Smithsonian Folklife Festival
This summer, while many of us were sleeping under the stars, others were witnessing Bella Gaia, a poetic vision of Earth from space, live at the Smithsonian Folklife Festival on the NASA Galaxy Stage. Bella Gaia is the latest of composer Kenji Williams' multi-media productions. An immersive adventure of sound and image that takes place in domed theaters, Bella Gaia is a dramatic realization of a view of Earth from space. Billed by Williams not as a performance or concert but as an experience, Bella Gaia offers audiences the opportunity to embody the sensation of an outer-space perspective on Earth. Why is this happening an experience? How did it come about?
Williams tells all:
Bella Gaia, or Beautiful Earth, is a project that started in Star City, Russia, where space travelers from around the world prepare for their journey into orbit. In 2005, just after finishing up my last project, Worldspirit, with world renowned artist Alex Grey, a very generous fan sponsored a trip to Russia for me, to view the launch of the Soyuz rocket on its way to the International Space Station.
On that trip, I met NASA astronaut Mike Fincke, who lived on the ISS for 6 months. Excitedly I asked him what was it that changed him when he went into space. He said that he had a transformative experience when he saw the Earth as a unified interconnected whole, and he fell in love with our home planet in a completely new way.
The Bella Gaia experience
Many of those lucky enough to view the Earth from space have described a sense of wonder and delight that can hold life-changing power, as Mike Fincke described first hand. Known as the Overview Effect, a concept developed by space philosopher Frank White, the experience is characterized by a dramatic cognitive shift in which the significance of man-made boundaries is eclipsed by a deep awareness that life on Earth operates as a border-less, interconnected whole. The striking clarity of this realization often triggers a keen sense of stewardship that seeks community beyond the limits of nationality and religion. The strength of this conservation instinct tends to grow even after the return to Earth, driving those who share this experience to reach out, and become highly active participants in the preservation of our common heritage. I was inspired by Mike's story, and wanted to bring this experience to people on Earth.
Kenji Williams performing Bella Gaia
I want to bring the power of art, technology, space science, and real scientific data visualizations together, into a context that is both entertaining and educational, fused with a common goal of raising the awareness and appreciation of our home planet.

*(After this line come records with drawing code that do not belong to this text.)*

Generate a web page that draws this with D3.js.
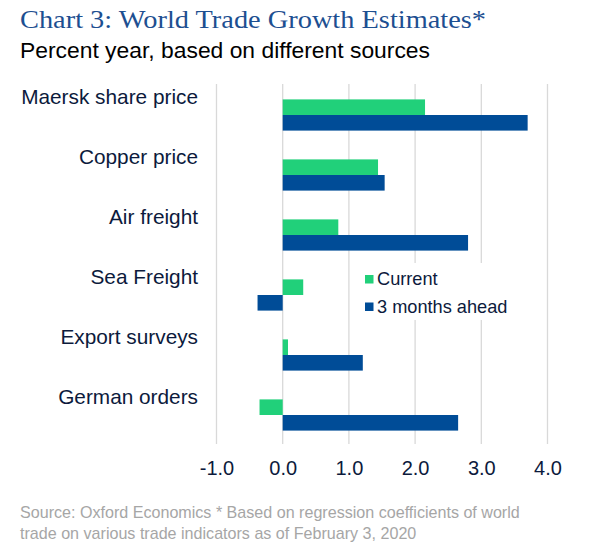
<!DOCTYPE html>
<html>
<head>
<meta charset="utf-8">
<script src="https://cdn.jsdelivr.net/npm/d3@7"></script>
<style>
  html, body { margin: 0; padding: 0; background: #fff; }
  svg { display: block; }
</style>
</head>
<body>
<svg id="chart" width="603" height="548"></svg>
<script>
const categories = ["Maersk share price", "Copper price", "Air freight", "Sea Freight", "Export surveys", "German orders"];
const currentValues = [2.15, 1.44, 0.84, 0.31, 0.08, -0.35];
const aheadValues = [3.70, 1.54, 2.80, -0.38, 1.21, 2.65];
const seriesNames = ["Current", "3 months ahead"];
const tickValues = [-1, 0, 1, 2, 3, 4];

const colors = { current: "#21d07a", ahead: "#004c97" };
const navy = "#0c1a3c";

const svg = d3.select("#chart");

const x = d3.scaleLinear().domain([-1, 4]).range([216.5, 547.5]);
const y = d3.scaleBand().domain(categories).range([85, 445]).paddingInner(0).paddingOuter(0);
const barH = 15.6;

// Title
svg.append("text")
  .attr("x", 20).attr("y", 28)
  .attr("font-family", "'Liberation Serif', 'Times New Roman', serif")
  .attr("font-size", 26)
  .attr("fill", "#1d4f91")
  .attr("textLength", 466)
  .attr("lengthAdjust", "spacingAndGlyphs")
  .text("Chart 3: World Trade Growth Estimates*");

svg.append("text")
  .attr("x", 20).attr("y", 58)
  .attr("font-family", "'Liberation Sans', Arial, sans-serif")
  .attr("font-size", 22.5)
  .attr("fill", "#000")
  .attr("textLength", 410)
  .attr("lengthAdjust", "spacingAndGlyphs")
  .text("Percent year, based on different sources");

// Gridlines
const grid = svg.append("g");
grid.selectAll("line").data(tickValues).join("line")
  .attr("x1", d => x(d)).attr("x2", d => x(d))
  .attr("y1", 84).attr("y2", 444)
  .attr("stroke", "#d9d9d9").attr("stroke-width", 1.3);

// Bars
const groups = svg.append("g").selectAll("g").data(categories).join("g");
groups.append("rect")
  .attr("x", (d, i) => x(Math.min(0, currentValues[i])))
  .attr("width", (d, i) => Math.abs(x(currentValues[i]) - x(0)))
  .attr("y", d => y(d) + y.bandwidth() / 2 - barH)
  .attr("height", barH)
  .attr("fill", colors.current);
groups.append("rect")
  .attr("x", (d, i) => x(Math.min(0, aheadValues[i])))
  .attr("width", (d, i) => Math.abs(x(aheadValues[i]) - x(0)))
  .attr("y", d => y(d) + y.bandwidth() / 2)
  .attr("height", barH)
  .attr("fill", colors.ahead);

// Category labels
svg.append("g").selectAll("text").data(categories).join("text")
  .attr("x", 198)
  .attr("y", d => y(d) + y.bandwidth() / 2 - 11)
  .attr("text-anchor", "end")
  .attr("font-family", "'Liberation Sans', Arial, sans-serif")
  .attr("font-size", 20.8)
  .attr("fill", navy)
  .text(d => d);

// X axis
const xAxis = d3.axisBottom(x).tickValues(tickValues).tickFormat(d3.format(".1f")).tickSize(0).tickPadding(0);
const ax = svg.append("g").attr("transform", "translate(0,461)").call(xAxis);
ax.select(".domain").remove();
ax.selectAll("text")
  .attr("dy", "0.71em")
  .attr("font-family", "'Liberation Sans', Arial, sans-serif")
  .attr("font-size", 20)
  .attr("fill", navy)
  .text(d => d < 0 ? "-" + Math.abs(d).toFixed(1) : d3.format(".1f")(d));

// Legend
const legend = svg.append("g");
legend.append("rect").attr("x", 358).attr("y", 263).attr("width", 160).attr("height", 57).attr("fill", "#fff");
const legendColors = [colors.current, colors.ahead];
seriesNames.forEach((name, i) => {
  legend.append("rect")
    .attr("x", 365).attr("y", 275 + i * 27.5)
    .attr("width", 8.5).attr("height", 8.5)
    .attr("fill", legendColors[i]);
  legend.append("text")
    .attr("x", 377).attr("y", 285 + i * 27.5)
    .attr("font-family", "'Liberation Sans', Arial, sans-serif")
    .attr("font-size", 18.2)
    .attr("fill", navy)
    .text(name);
});

// Source
const src = svg.append("text")
  .attr("font-family", "'Liberation Sans', Arial, sans-serif")
  .attr("font-size", 16.1)
  .attr("fill", "#a6a6a6");
src.append("tspan").attr("x", 20).attr("y", 518).text("Source: Oxford Economics * Based on regression coefficients of world");
src.append("tspan").attr("x", 20).attr("y", 539).text("trade on various trade indicators as of February 3, 2020");
</script>
</body>
</html>
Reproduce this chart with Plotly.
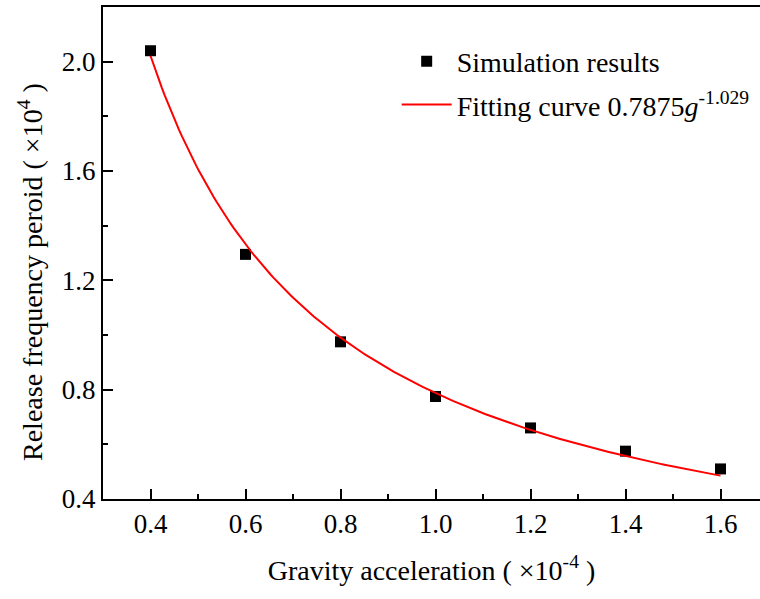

Bella Gaia can actually visually display how we are affecting the planet, and how each element affects the other, allowing the audience to easily understand the delicate interconnected balance of our planet. The mission is to make it clear, both intellectually and emotionally, how the once separate ideas of human activity and nature are actually vitally interconnected, and present it within a context of how miraculous and beautiful our Planet Earth is. Bella Gaia is not just about using art to optimize and enhance the learning experience, it is also refocusing the educational message onto sustainability, global perspectives, and multicultural understanding. We must maintain, preserve, and protect the Earth, as if the Earth itself is a world heritage site.
Bella Gaia has been performed at the Denver Museum of Nature and Science, Gates Planetarium, Denver, Colarado, NASA Goddard in Washington D.C., the Adler Planetarium, during the International Planetarium Society Conference, Chicago, Illinois, and at the Smithsonian Folklife festival /NASA's 50th Anniversary Celebration in Washington D.C.

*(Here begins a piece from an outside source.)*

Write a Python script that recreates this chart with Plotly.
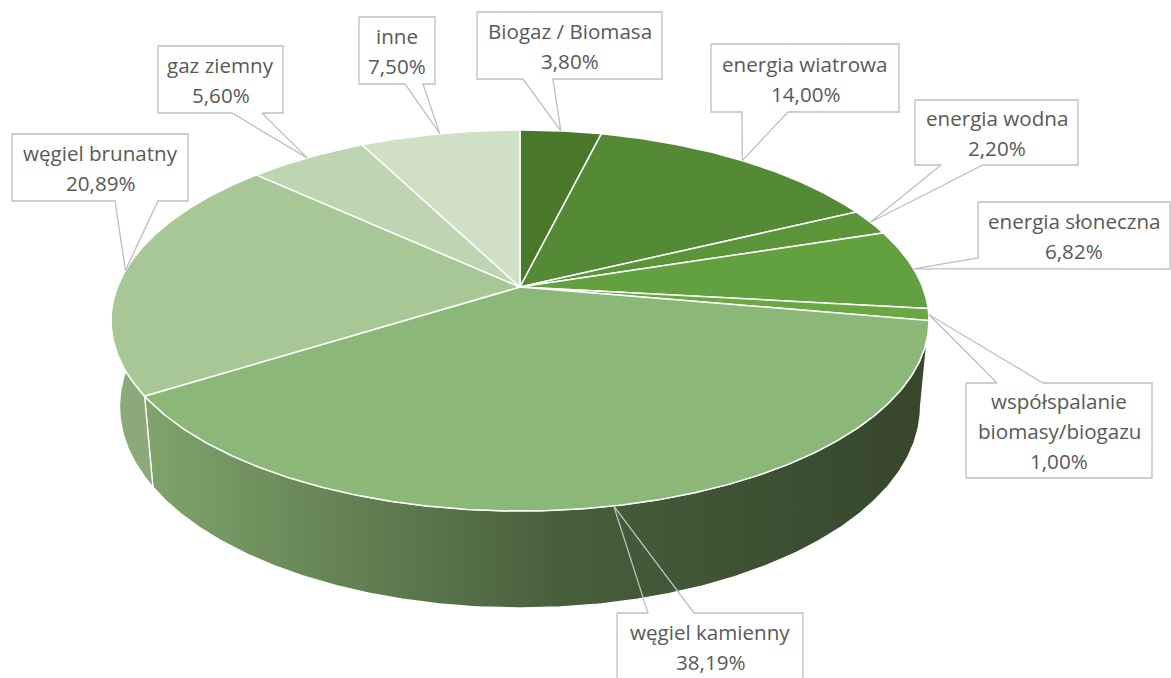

During a Bella Gaia performance, the ideal effect is produced by the highest quality image and sound. Bella Gaia delivers an experience that evolves our perspective of, and connection to, our home planet. Inspired by astronauts who spoke of the life changing experience of viewing the Earth from Space, Bella Gaia includes NASA/MODIS satellite imagery and stunning high definition projections of orbiting visualizations of Earth from space, plus earthbound imagery to explore our cultural heritage through sight and sound. Accompanied by a live performance of violin-electronica music, the intention is to experience the beauty and miracle of planet Earth in a whole new way.
The show is scalable, and we have plans to expand it to include live, world-music musicians, as we did at Smithsonian Folklife. This inclusion grants audiences a journey around the globe, celebrating our cultural heritage within the context of experiencing the beauty of the Earth from space.